ECLI:NL:RBDHA:2018:6022
Rechtbank Den Haag
- Eerste aanleg - enkelvoudig
- Rechtspraak.nl
Verweerder weigert asielaanvraag op basis van Dublinverordening met Duitsland als verantwoordelijke staat
In deze zaak heeft de Rechtbank Den Haag op 17 mei 2018 uitspraak gedaan in een asielprocedure waarbij de eiser, een vreemdeling, een verblijfsvergunning asiel voor bepaalde tijd had aangevraagd. De staatssecretaris van Justitie en Veiligheid, als verweerder, had de aanvraag niet in behandeling genomen op grond van de Dublinverordening, omdat Duitsland verantwoordelijk was voor de behandeling van de asielaanvraag. De eiser had eerder in Duitsland internationale bescherming aangevraagd, maar deze aanvraag was afgewezen. Duitsland had op 28 februari 2018 ingestemd met de terugname van de eiser.
De rechtbank heeft vastgesteld dat de eiser op 4 februari 2018 een nieuwe asielaanvraag had ingediend, maar dat de verweerder terecht had geconcludeerd dat Duitsland verantwoordelijk was voor de behandeling van deze aanvraag. De eiser voerde aan dat hij in Duitsland slachtoffer was geworden van mishandeling en dat hij daar geen bescherming had gekregen. Hij vreesde dat hij bij terugkeer naar Duitsland opnieuw niet voldoende zou worden geholpen, wat volgens hem in strijd zou zijn met artikel 3 van het Europees Verdrag voor de Rechten van de Mens (EVRM) en artikel 4 van het Handvest van de Europese Unie.
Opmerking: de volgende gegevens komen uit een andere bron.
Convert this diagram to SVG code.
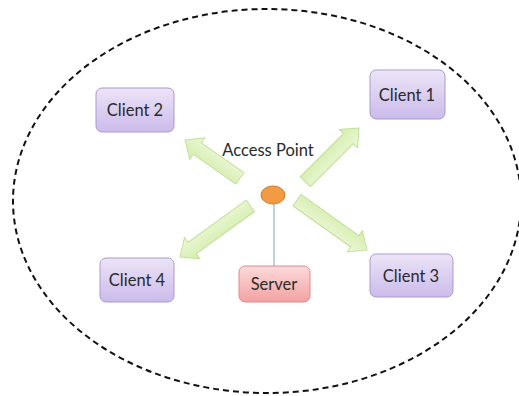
<svg xmlns="http://www.w3.org/2000/svg" width="519" height="396" viewBox="0 0 519 396">
<defs>
<linearGradient id="gp" x1="0" y1="0" x2="0" y2="1"><stop offset="0" stop-color="#ece4f7"/><stop offset="1" stop-color="#cbbbea"/></linearGradient>
<linearGradient id="gr" x1="0" y1="0" x2="0" y2="1"><stop offset="0" stop-color="#fcdada"/><stop offset="1" stop-color="#f2a2a2"/></linearGradient>
<linearGradient id="gg" x1="0" y1="0" x2="0" y2="1"><stop offset="0" stop-color="#eef8d8"/><stop offset="1" stop-color="#d2ecac"/></linearGradient>
</defs>
<style>
.box{fill:url(#gp);stroke:#ad99d0;stroke-width:1}
.srv{fill:url(#gr);stroke:#dc8c8c;stroke-width:1}
.t{font-family:Lato,"Open Sans",sans-serif;font-size:16.5px;fill:#2a2a2a;text-anchor:middle}
.ar{fill:url(#gg);stroke:#c2e09a;stroke-width:1}
</style>
<rect width="519" height="396" fill="#fff"/>
<ellipse cx="267" cy="201" rx="254" ry="192" fill="none" stroke="#111" stroke-width="2" stroke-dasharray="6,4"/>
<g id="connectors">
<line x1="274" y1="204" x2="274" y2="266" stroke="#7aa6c2" stroke-width="1"/>
<path class="ar" transform="translate(185,140) rotate(35)" d="M0,0 L15,-13 L15,-7 L67,-7 L67,7 L15,7 L15,13 Z"/>
<path class="ar" transform="translate(359,128) rotate(135)" d="M0,0 L15,-13 L15,-7 L76,-7 L76,7 L15,7 L15,13 Z"/>
<path class="ar" transform="translate(180,257) rotate(-36)" d="M0,0 L15,-13 L15,-7 L87,-7 L87,7 L15,7 L15,13 Z"/>
<path class="ar" transform="translate(367,250) rotate(215.5)" d="M0,0 L15,-13 L15,-7 L86,-7 L86,7 L15,7 L15,13 Z"/>
</g>
<g id="ap">
<ellipse cx="273" cy="195" rx="12" ry="9" fill="#f39a45" stroke="#d07828" stroke-width="1"/>
<text class="t" x="268" y="156">Access Point</text>
</g>
<g id="client2"><rect class="box" x="96" y="88" width="78" height="44" rx="6"/><text class="t" x="135" y="116">Client 2</text></g>
<g id="client1"><rect class="box" x="370" y="70" width="75" height="49" rx="6"/><text class="t" x="407" y="101">Client 1</text></g>
<g id="client4"><rect class="box" x="100" y="258" width="74" height="44" rx="6"/><text class="t" x="137" y="286">Client 4</text></g>
<g id="server"><rect class="srv" x="239" y="266" width="71" height="36" rx="6"/><text class="t" x="274" y="290">Server</text></g>
<g id="client3"><rect class="box" x="370" y="254" width="83" height="43" rx="6"/><text class="t" x="411" y="282">Client 3</text></g>
</svg>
De rechtbank oordeelde echter dat er geen reden was om aan te nemen dat Duitsland geen adequate bescherming zou bieden. De eiser had zijn medische klachten niet voldoende onderbouwd en de rechtbank concludeerde dat hij in Duitsland recht had op noodzakelijke medische zorg. De rechtbank verklaarde het beroep van de eiser ongegrond en wees erop dat er geen aanleiding was voor een proceskostenveroordeling. De uitspraak werd openbaar uitgesproken en het proces-verbaal werd digitaal ondertekend.